1. Next won the war in the west, big time. Very very big time. Whenever people talk about new React apps they inadvertently mean Next. On the Vue side Nuxt is the default winner, and Nuxt is just the Next of Vue. That means that by default, by reflexive instinct, people are choosing Next and MPA as their strategy. If you want to correct the overly extreme pendulum motion then you should be telling people to try out SPA. The last 8 years has been a feverish push for MPA. Even the Facebook docs point straight to Next, totally deprecating Create React App. This is also Facebook ceding their battle to Next.
2. Whenever people complain about the complexity of Next, they are complaining about the difficulties of cutting edge MPA strategy, which evolves on a year to year basis. SPA on the other hand is a story that has frozen in time for who knows how many years. Almost a decade?
3. Doing MPA is strictly harder than doing SPA, much much harder. You have to observe the server/client distinction much more closely, as the same page may be split down the middle in terms of server/client rendered.
4. If you're writing an SPA and want to be more like MPA and load data at the time of hitting a user-navigable endpoint, that's on you, benefits and costs and all. You can also load data with anticipation so the client navigation is basically instant.
5. For every sexy SEO-able front-facing property you're going to have many teams with internal apps or dashboards backing that front-facing property. That's where many React devs are employed. Do not unnecessarily take on burden because you're so eager to ship the first "frame" of your app in a perfect way.
How did next win the React framework war? Is it not few years already that see exodus from next to remix/react router, and more recently to tanstack start etc. because of unnecessary complexity, difficulty to run next on anything but vercel, misguided API changes etc.?
You mentioning facebook docs pointing to next, when they explicitly mention remix and other is quite misleading.
> I don't know what universe this SEO-consultant author lives in.
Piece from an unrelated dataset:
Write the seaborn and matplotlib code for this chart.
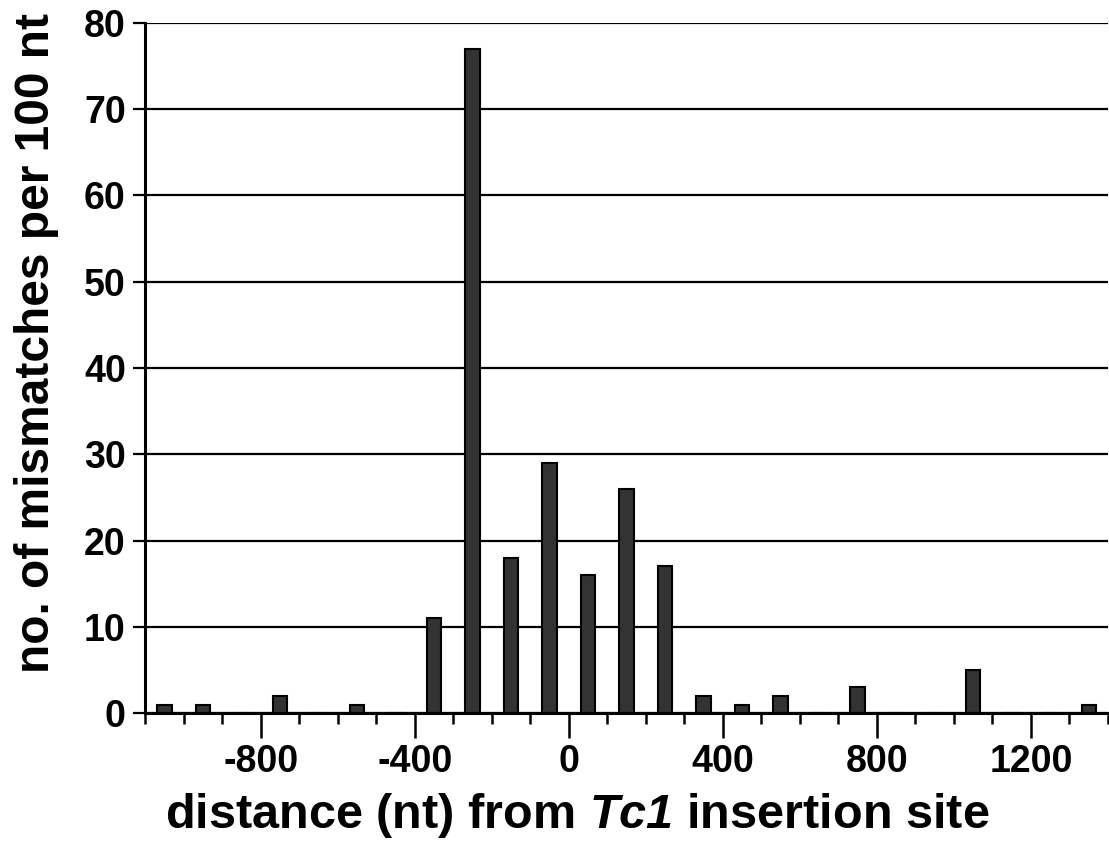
import numpy as np
import pandas as pd
import seaborn as sns
import matplotlib.pyplot as plt
from matplotlib.ticker import MultipleLocator

# bin centres (nt from insertion site) and mismatch counts per 100 nt
distance = [-1050, -950, -850, -750, -650, -550, -450, -350, -250, -150, -50,
            50, 150, 250, 350, 450, 550, 650, 750, 850, 950, 1050, 1150, 1250, 1350]
mismatches = [1, 1, 0, 2, 0, 1, 0, 11, 77, 18, 29,
              16, 26, 17, 2, 1, 2, 0, 3, 0, 0, 5, 0, 0, 1]
xtick_vals = [-800, -400, 0, 400, 800, 1200]
xtick_labels = ["-800", "-400", "0", "400", "800", "1200"]

df = pd.DataFrame({"distance": distance, "mismatches": mismatches})

sns.set_style("white")
plt.rcParams["font.family"] = ["Liberation Sans", "DejaVu Sans"]
plt.rcParams["font.weight"] = "bold"
plt.rcParams["text.color"] = "black"
plt.rcParams["axes.labelcolor"] = "black"
plt.rcParams["xtick.color"] = "black"
plt.rcParams["ytick.color"] = "black"
plt.rcParams["mathtext.fontset"] = "custom"
plt.rcParams["mathtext.it"] = "Liberation Sans:bold:italic"
plt.rcParams["mathtext.rm"] = "Liberation Sans:bold:italic"

fig = plt.figure(figsize=(11.09, 8.42), dpi=100)
ax = fig.add_axes([0.131, 0.153, 0.868, 0.820])

ax.yaxis.grid(True, color="black", linewidth=1.6)
ax.set_axisbelow(True)
sns.barplot(data=df, x="distance", y="mismatches", native_scale=True, width=0.37,
            color="#333333", saturation=1, edgecolor="black", linewidth=1.5, ax=ax)

ax.set_xlim(-1100, 1400)
ax.set_ylim(0, 80)
ax.set_yticks(np.arange(0, 81, 10))
ax.set_xticks(xtick_vals)
ax.set_xticklabels(xtick_labels)
ax.xaxis.set_minor_locator(MultipleLocator(100))

sns.despine(ax=ax, top=True, right=True)
for s in ["left", "bottom"]:
    ax.spines[s].set_linewidth(2.2)
    ax.spines[s].set_color("black")

ax.tick_params(axis="y", which="major", direction="out", length=9, width=1.6,
               labelsize=27, left=True, pad=5)
ax.tick_params(axis="x", which="major", direction="out", length=18, width=1.8,
               labelsize=27, bottom=True, pad=4)
ax.tick_params(axis="x", which="minor", direction="out", length=8, width=1.8, bottom=True)
for lab in ax.get_xticklabels() + ax.get_yticklabels():
    lab.set_fontweight("bold")

ax.set_xlabel(r"distance (nt) from $\mathit{Tc1}$ insertion site", fontsize=35,
              fontweight="bold")
ax.xaxis.set_label_coords(0.449, -0.113)
ax.set_ylabel("no. of mismatches per 100 nt", fontsize=34.5, fontweight="bold")
ax.yaxis.set_label_coords(-0.09, 0.536)

plt.savefig("out.png", dpi=100)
After looking over the author's blog I can see
1. Very high output
2. Lots of AI images
3. Weird writing and editing lapses in several posts
I am moderately confident this post was written with an AI. It may not be totally AI produced, I think the author has probably edited the work, but I think we are mostly debating synthetic content.
> Build a site like a site. Use HTML. Use navigation. Use the platform.
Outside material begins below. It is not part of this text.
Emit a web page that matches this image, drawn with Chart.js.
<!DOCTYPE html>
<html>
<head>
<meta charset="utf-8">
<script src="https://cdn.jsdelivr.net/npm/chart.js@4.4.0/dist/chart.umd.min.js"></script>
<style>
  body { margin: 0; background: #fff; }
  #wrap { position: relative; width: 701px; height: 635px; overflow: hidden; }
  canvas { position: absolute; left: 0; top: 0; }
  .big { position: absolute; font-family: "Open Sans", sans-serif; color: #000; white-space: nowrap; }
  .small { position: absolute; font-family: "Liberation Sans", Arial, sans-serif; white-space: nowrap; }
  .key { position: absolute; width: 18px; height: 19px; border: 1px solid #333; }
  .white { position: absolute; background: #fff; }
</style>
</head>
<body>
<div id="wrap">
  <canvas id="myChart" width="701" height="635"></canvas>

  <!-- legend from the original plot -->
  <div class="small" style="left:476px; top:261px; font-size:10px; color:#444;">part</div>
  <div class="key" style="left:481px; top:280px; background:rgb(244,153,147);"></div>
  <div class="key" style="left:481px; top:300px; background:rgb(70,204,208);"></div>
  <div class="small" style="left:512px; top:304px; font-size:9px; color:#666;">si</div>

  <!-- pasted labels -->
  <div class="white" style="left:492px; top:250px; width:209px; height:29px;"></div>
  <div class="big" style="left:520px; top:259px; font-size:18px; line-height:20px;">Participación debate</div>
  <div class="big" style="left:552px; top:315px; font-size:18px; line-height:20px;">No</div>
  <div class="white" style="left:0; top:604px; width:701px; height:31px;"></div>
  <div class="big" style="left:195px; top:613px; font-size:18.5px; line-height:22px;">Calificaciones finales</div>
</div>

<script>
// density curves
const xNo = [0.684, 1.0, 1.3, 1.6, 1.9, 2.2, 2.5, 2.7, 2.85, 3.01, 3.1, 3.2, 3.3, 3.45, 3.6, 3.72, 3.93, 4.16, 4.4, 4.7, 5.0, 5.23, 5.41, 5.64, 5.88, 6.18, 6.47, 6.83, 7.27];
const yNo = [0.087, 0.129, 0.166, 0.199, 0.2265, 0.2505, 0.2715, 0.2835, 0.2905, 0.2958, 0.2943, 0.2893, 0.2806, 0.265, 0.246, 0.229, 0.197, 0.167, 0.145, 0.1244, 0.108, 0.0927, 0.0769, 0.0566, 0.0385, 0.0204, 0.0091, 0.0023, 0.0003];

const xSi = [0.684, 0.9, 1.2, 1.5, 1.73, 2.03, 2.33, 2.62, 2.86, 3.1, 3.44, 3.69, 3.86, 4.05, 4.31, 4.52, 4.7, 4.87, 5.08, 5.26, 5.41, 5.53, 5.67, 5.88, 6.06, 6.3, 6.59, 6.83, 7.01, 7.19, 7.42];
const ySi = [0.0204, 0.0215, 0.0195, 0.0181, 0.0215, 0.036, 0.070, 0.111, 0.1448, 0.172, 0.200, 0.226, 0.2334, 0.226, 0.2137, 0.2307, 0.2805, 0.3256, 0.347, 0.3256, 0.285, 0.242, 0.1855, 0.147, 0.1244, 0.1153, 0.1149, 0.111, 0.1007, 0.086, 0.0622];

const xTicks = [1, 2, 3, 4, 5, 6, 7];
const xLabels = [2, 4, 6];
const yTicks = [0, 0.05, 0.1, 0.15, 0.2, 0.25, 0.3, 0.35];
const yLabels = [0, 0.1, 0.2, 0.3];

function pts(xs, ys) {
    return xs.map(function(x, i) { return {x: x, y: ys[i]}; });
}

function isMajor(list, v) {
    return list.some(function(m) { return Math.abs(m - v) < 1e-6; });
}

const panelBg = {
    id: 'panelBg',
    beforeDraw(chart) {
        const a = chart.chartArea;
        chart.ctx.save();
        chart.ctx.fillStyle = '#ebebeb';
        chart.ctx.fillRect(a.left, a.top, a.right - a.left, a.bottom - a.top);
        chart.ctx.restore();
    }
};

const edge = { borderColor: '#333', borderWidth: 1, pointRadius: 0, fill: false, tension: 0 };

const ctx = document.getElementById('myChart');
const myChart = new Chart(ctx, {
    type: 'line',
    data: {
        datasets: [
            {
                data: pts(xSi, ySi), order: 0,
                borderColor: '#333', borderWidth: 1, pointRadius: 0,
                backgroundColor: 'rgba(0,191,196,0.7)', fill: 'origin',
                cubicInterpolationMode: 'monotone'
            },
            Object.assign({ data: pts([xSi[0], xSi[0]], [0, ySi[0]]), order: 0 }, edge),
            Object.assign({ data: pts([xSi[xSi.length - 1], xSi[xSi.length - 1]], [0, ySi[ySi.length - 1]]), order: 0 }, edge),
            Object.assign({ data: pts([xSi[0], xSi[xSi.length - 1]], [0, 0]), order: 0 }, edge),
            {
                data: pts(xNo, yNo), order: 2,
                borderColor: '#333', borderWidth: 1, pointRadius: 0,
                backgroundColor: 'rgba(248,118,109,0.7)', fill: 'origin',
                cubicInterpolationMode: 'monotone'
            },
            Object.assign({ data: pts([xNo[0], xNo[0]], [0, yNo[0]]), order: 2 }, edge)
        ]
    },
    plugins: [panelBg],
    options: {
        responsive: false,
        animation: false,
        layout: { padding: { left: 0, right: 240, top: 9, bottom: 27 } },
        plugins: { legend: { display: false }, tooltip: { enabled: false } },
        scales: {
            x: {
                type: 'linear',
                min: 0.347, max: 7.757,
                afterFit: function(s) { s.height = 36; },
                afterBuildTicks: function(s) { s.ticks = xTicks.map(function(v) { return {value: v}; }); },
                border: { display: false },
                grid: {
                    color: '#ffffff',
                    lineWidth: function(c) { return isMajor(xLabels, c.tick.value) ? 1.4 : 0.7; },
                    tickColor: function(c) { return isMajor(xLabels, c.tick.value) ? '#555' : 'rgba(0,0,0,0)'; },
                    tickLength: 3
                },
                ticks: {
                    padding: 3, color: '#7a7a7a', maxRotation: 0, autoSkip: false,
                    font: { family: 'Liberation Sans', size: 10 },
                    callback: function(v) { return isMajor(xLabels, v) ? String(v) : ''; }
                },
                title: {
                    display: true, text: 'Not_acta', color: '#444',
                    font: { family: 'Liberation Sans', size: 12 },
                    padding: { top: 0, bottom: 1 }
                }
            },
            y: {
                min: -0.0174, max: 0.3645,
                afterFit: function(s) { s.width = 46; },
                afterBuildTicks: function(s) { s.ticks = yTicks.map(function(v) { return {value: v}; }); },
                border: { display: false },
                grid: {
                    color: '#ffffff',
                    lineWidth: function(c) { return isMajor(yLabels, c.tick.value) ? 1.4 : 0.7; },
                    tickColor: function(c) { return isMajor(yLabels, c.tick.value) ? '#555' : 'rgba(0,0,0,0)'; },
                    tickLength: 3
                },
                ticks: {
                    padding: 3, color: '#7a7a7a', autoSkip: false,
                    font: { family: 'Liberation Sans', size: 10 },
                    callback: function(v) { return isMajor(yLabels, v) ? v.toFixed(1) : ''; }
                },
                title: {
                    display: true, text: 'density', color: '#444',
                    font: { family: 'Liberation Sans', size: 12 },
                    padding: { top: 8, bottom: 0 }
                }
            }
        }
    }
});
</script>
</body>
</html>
Sure, but what about all the other problems that aren't solved by View Transitions? There's some truth to the fact that frameworks like Next.js has jumped the shark. But they're not solving the problems of _just_ the SPA.
Websites and apps that feel like quality are generally made by people who can achieve it. You'll get shit static sites or shit SPAs if you have shitty devs. It's not beyond reason. If you are shitty chef, your food is going be shitty. So yeah, here's the big secret about programmers:
They are mostly shitty
---
Interestingly, every landing page or website for recent AI apps have looked AMAZING. Designers and standard website developers are totally on point. It's just, crappy developers who can't create a rich experience on top of incredible design that's the issue. CSS is not going to fix what can't be fixed (some people are not supposed to be in this profession, but hey, it pays ... for another three or so years).
SPAs and packaging your app inside a chrome container needs to die a hard death. Why is everything in 1 window. Why in 2025 can i not have multiple chat windows open?
SPAs are not about view transitions. TFA implies that fancy transition is important between pages (wrong!) and blames a "CMO" or "brand manager" rather than challenging their own preconceptions and exploring the value an SPA does add:
- excellent frameworks for client side logic (interactivity)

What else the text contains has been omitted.